What is needed = Transcribe the whole listing without a single picture.

========================

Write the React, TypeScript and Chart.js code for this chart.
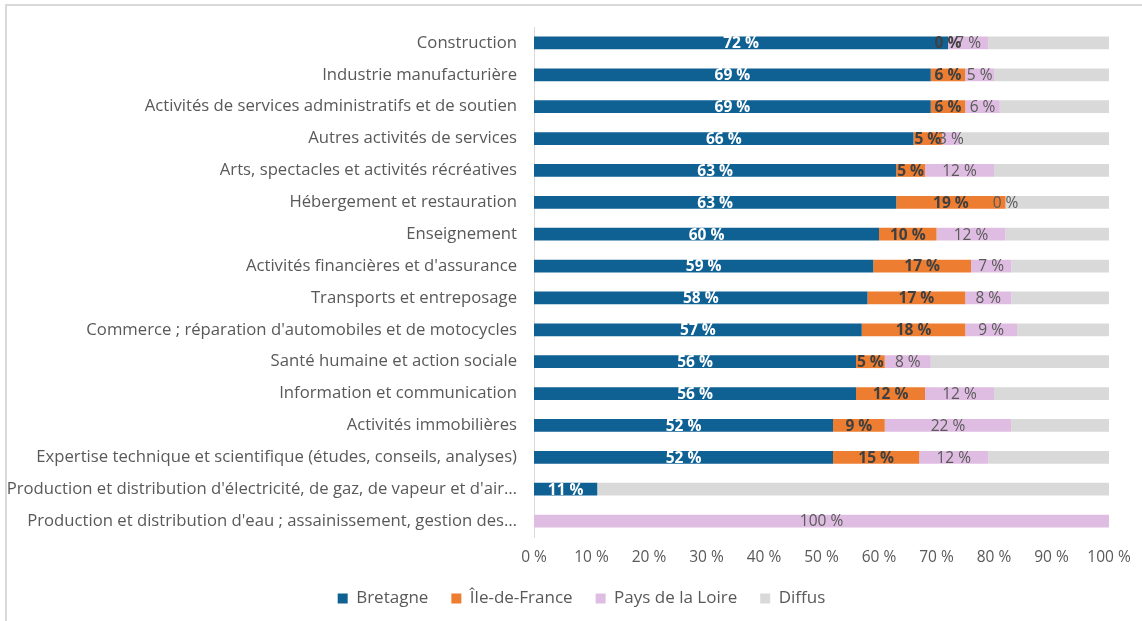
import React, { useEffect, useRef } from "react";
import { Chart, registerables } from "chart.js";

Chart.register(...registerables);

const categories = [
  "Construction",
  "Industrie manufacturière",
  "Activités de services administratifs et de soutien",
  "Autres activités de services",
  "Arts, spectacles et activités récréatives",
  "Hébergement et restauration",
  "Enseignement",
  "Activités financières et d'assurance",
  "Transports et entreposage",
  "Commerce ; réparation d'automobiles et de motocycles",
  "Santé humaine et action sociale",
  "Information et communication",
  "Activités immobilières",
  "Expertise technique et scientifique (études, conseils, analyses)",
  "Production et distribution d'électricité, de gaz, de vapeur et d'air…",
  "Production et distribution d'eau ; assainissement, gestion des…",
];

const bretagne: (number | null)[] = [72, 69, 69, 66, 63, 63, 60, 59, 58, 57, 56, 56, 52, 52, 11, null];
const ileDeFrance: (number | null)[] = [0, 6, 6, 5, 5, 19, 10, 17, 17, 18, 5, 12, 9, 15, null, null];
const paysDeLaLoire: (number | null)[] = [7, 5, 6, 3, 12, 0, 12, 7, 8, 9, 8, 12, 22, 12, null, 100];
const diffus: number[] = categories.map(
  (_, i) => 100 - (bretagne[i] ?? 0) - (ileDeFrance[i] ?? 0) - (paysDeLaLoire[i] ?? 0)
);

const xTicks = [0, 10, 20, 30, 40, 50, 60, 70, 80, 90, 100];

const FONT = "'Open Sans', Lato, sans-serif";

const labelStyles = [
  { color: "#ffffff", weight: "bold", size: 15.5 },
  { color: "#404040", weight: "bold", size: 15.5 },
  { color: "#595959", weight: "normal", size: 15.5 },
  null,
];

const segmentLabels = {
  id: "segmentLabels",
  afterDatasetsDraw(chart: any) {
    const ctx = chart.ctx;
    ctx.save();
    ctx.textAlign = "center";
    ctx.textBaseline = "middle";
    chart.data.datasets.forEach((ds: any, di: number) => {
      const st = labelStyles[di];
      if (!st) return;
      const meta = chart.getDatasetMeta(di);
      meta.data.forEach((el: any, i: number) => {
        const v = ds.data[i];
        if (v === null || v === undefined) return;
        const { x, base, y } = el.getProps(["x", "base", "y"], true);
        ctx.font = `${st.weight} ${st.size}px ${FONT}`;
        ctx.fillStyle = st.color;
        ctx.fillText(`${v} %`, (x + base) / 2, y + 1);
      });
    });
    ctx.restore();
  },
};

const legendShift = {
  id: "legendShift",
  afterLayout(chart: any) {
    if (chart.legend) {
      chart.legend.left += 27;
      chart.legend.right += 27;
    }
  },
};

export default function App() {
  const ref = useRef<HTMLCanvasElement | null>(null);
  useEffect(() => {
    if (!ref.current) return;
    const chart = new Chart(ref.current, {
      type: "bar",
      data: {
        labels: categories,
        datasets: [
          { label: "Bretagne", data: bretagne, backgroundColor: "#0F6194" },
          { label: "Île-de-France", data: ileDeFrance, backgroundColor: "#ED7D31" },
          { label: "Pays de la Loire", data: paysDeLaLoire, backgroundColor: "#DFBDE2" },
          { label: "Diffus", data: diffus, backgroundColor: "#D9D9D9" },
        ],
      },
      options: {
        indexAxis: "y",
        animation: false,
        responsive: true,
        maintainAspectRatio: false,
        datasets: { bar: { categoryPercentage: 1, barPercentage: 0.4 } },
        layout: { padding: { top: 26, right: 33, left: 0, bottom: 4 } },
        scales: {
          x: {
            stacked: true,
            min: 0,
            max: 100,
            afterBuildTicks(scale: any) {
              scale.ticks = xTicks.map((v) => ({ value: v }));
            },
            afterFit(scale: any) {
              scale.height = 30;
            },
            grid: { display: false, drawTicks: false },
            border: { display: false },
            ticks: {
              padding: 11,
              color: "#595959",
              font: { family: FONT, size: 15.5 },
              callback: (v: any) => `${v} %`,
            },
          },
          y: {
            stacked: true,
            afterFit(scale: any) {
              scale.width = 534;
            },
            grid: { display: false, drawTicks: false },
            border: { display: true, color: "#D9D9D9", width: 1 },
            ticks: {
              padding: 17,
              color: "#595959",
              font: { family: FONT, size: 16.7 },
              autoSkip: false,
            },
          },
        },
        plugins: {
          legend: {
            position: "bottom",
            labels: {
              boxWidth: 10,
              boxHeight: 10,
              color: "#595959",
              font: { family: FONT, size: 17 },
              padding: 23,
            },
          },
          tooltip: { enabled: false },
        },
      },
      plugins: [segmentLabels, legendShift],
    });
    return () => chart.destroy();
  }, []);

  return (
    <div
      style={{
        position: "fixed",
        left: 0,
        top: 0,
        width: 1142,
        height: 621,
        background: "#fff",
        overflow: "hidden",
      }}
    >
      <div
        style={{
          position: "absolute",
          left: 5,
          top: 4,
          width: 1160,
          height: 640,
          borderTop: "2px solid #D9D9D9",
          borderLeft: "2px solid #D9D9D9",
        }}
      />
      <div style={{ position: "absolute", left: 0, top: 0, width: 1142, height: 621 }}>
        <canvas ref={ref} />
      </div>
    </div>
  );
}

========================

Result of this task =
Write the React, TypeScript and Chart.js code for this chart.
import React, { useEffect, useRef } from "react";
import { Chart, registerables } from "chart.js";

Chart.register(...registerables);

const categories = [
  "Construction",
  "Industrie manufacturière",
  "Activités de services administratifs et de soutien",
  "Autres activités de services",
  "Arts, spectacles et activités récréatives",
  "Hébergement et restauration",
  "Enseignement",
  "Activités financières et d'assurance",
  "Transports et entreposage",
  "Commerce ; réparation d'automobiles et de motocycles",
  "Santé humaine et action sociale",
  "Information et communication",
  "Activités immobilières",
  "Expertise technique et scientifique (études, conseils, analyses)",
  "Production et distribution d'électricité, de gaz, de vapeur et d'air…",
  "Production et distribution d'eau ; assainissement, gestion des…",
];

const bretagne: (number | null)[] = [72, 69, 69, 66, 63, 63, 60, 59, 58, 57, 56, 56, 52, 52, 11, null];
const ileDeFrance: (number | null)[] = [0, 6, 6, 5, 5, 19, 10, 17, 17, 18, 5, 12, 9, 15, null, null];
const paysDeLaLoire: (number | null)[] = [7, 5, 6, 3, 12, 0, 12, 7, 8, 9, 8, 12, 22, 12, null, 100];
const diffus: number[] = categories.map(
  (_, i) => 100 - (bretagne[i] ?? 0) - (ileDeFrance[i] ?? 0) - (paysDeLaLoire[i] ?? 0)
);

const xTicks = [0, 10, 20, 30, 40, 50, 60, 70, 80, 90, 100];

const FONT = "'Open Sans', Lato, sans-serif";

const labelStyles = [
  { color: "#ffffff", weight: "bold", size: 15.5 },
  { color: "#404040", weight: "bold", size: 15.5 },
  { color: "#595959", weight: "normal", size: 15.5 },
  null,
];

const segmentLabels = {
  id: "segmentLabels",
  afterDatasetsDraw(chart: any) {
    const ctx = chart.ctx;
    ctx.save();
    ctx.textAlign = "center";
    ctx.textBaseline = "middle";
    chart.data.datasets.forEach((ds: any, di: number) => {
      const st = labelStyles[di];
      if (!st) return;
      const meta = chart.getDatasetMeta(di);
      meta.data.forEach((el: any, i: number) => {
        const v = ds.data[i];
        if (v === null || v === undefined) return;
        const { x, base, y } = el.getProps(["x", "base", "y"], true);
        ctx.font = `${st.weight} ${st.size}px ${FONT}`;
        ctx.fillStyle = st.color;
        ctx.fillText(`${v} %`, (x + base) / 2, y + 1);
      });
    });
    ctx.restore();
  },
};

const legendShift = {
  id: "legendShift",
  afterLayout(chart: any) {
    if (chart.legend) {
      chart.legend.left += 27;
      chart.legend.right += 27;
    }
  },
};

export default function App() {
  const ref = useRef<HTMLCanvasElement | null>(null);
  useEffect(() => {
    if (!ref.current) return;
    const chart = new Chart(ref.current, {
      type: "bar",
      data: {
        labels: categories,
        datasets: [
          { label: "Bretagne", data: bretagne, backgroundColor: "#0F6194" },
          { label: "Île-de-France", data: ileDeFrance, backgroundColor: "#ED7D31" },
          { label: "Pays de la Loire", data: paysDeLaLoire, backgroundColor: "#DFBDE2" },
          { label: "Diffus", data: diffus, backgroundColor: "#D9D9D9" },
        ],
      },
      options: {
        indexAxis: "y",
        animation: false,
        responsive: true,
        maintainAspectRatio: false,
        datasets: { bar: { categoryPercentage: 1, barPercentage: 0.4 } },
        layout: { padding: { top: 26, right: 33, left: 0, bottom: 4 } },
        scales: {
          x: {
            stacked: true,
            min: 0,
            max: 100,
            afterBuildTicks(scale: any) {
              scale.ticks = xTicks.map((v) => ({ value: v }));
            },
            afterFit(scale: any) {
              scale.height = 30;
            },
            grid: { display: false, drawTicks: false },
            border: { display: false },
            ticks: {
              padding: 11,
              color: "#595959",
              font: { family: FONT, size: 15.5 },
              callback: (v: any) => `${v} %`,
            },
          },
          y: {
            stacked: true,
            afterFit(scale: any) {
              scale.width = 534;
            },
            grid: { display: false, drawTicks: false },
            border: { display: true, color: "#D9D9D9", width: 1 },
            ticks: {
              padding: 17,
              color: "#595959",
              font: { family: FONT, size: 16.7 },
              autoSkip: false,
            },
          },
        },
        plugins: {
          legend: {
            position: "bottom",
            labels: {
              boxWidth: 10,
              boxHeight: 10,
              color: "#595959",
              font: { family: FONT, size: 17 },
              padding: 23,
            },
          },
          tooltip: { enabled: false },
        },
      },
      plugins: [segmentLabels, legendShift],
    });
    return () => chart.destroy();
  }, []);

  return (
    <div
      style={{
        position: "fixed",
        left: 0,
        top: 0,
        width: 1142,
        height: 621,
        background: "#fff",
        overflow: "hidden",
      }}
    >
      <div
        style={{
          position: "absolute",
          left: 5,
          top: 4,
          width: 1160,
          height: 640,
          borderTop: "2px solid #D9D9D9",
          borderLeft: "2px solid #D9D9D9",
        }}
      />
      <div style={{ position: "absolute", left: 0, top: 0, width: 1142, height: 621 }}>
        <canvas ref={ref} />
      </div>
    </div>
  );
}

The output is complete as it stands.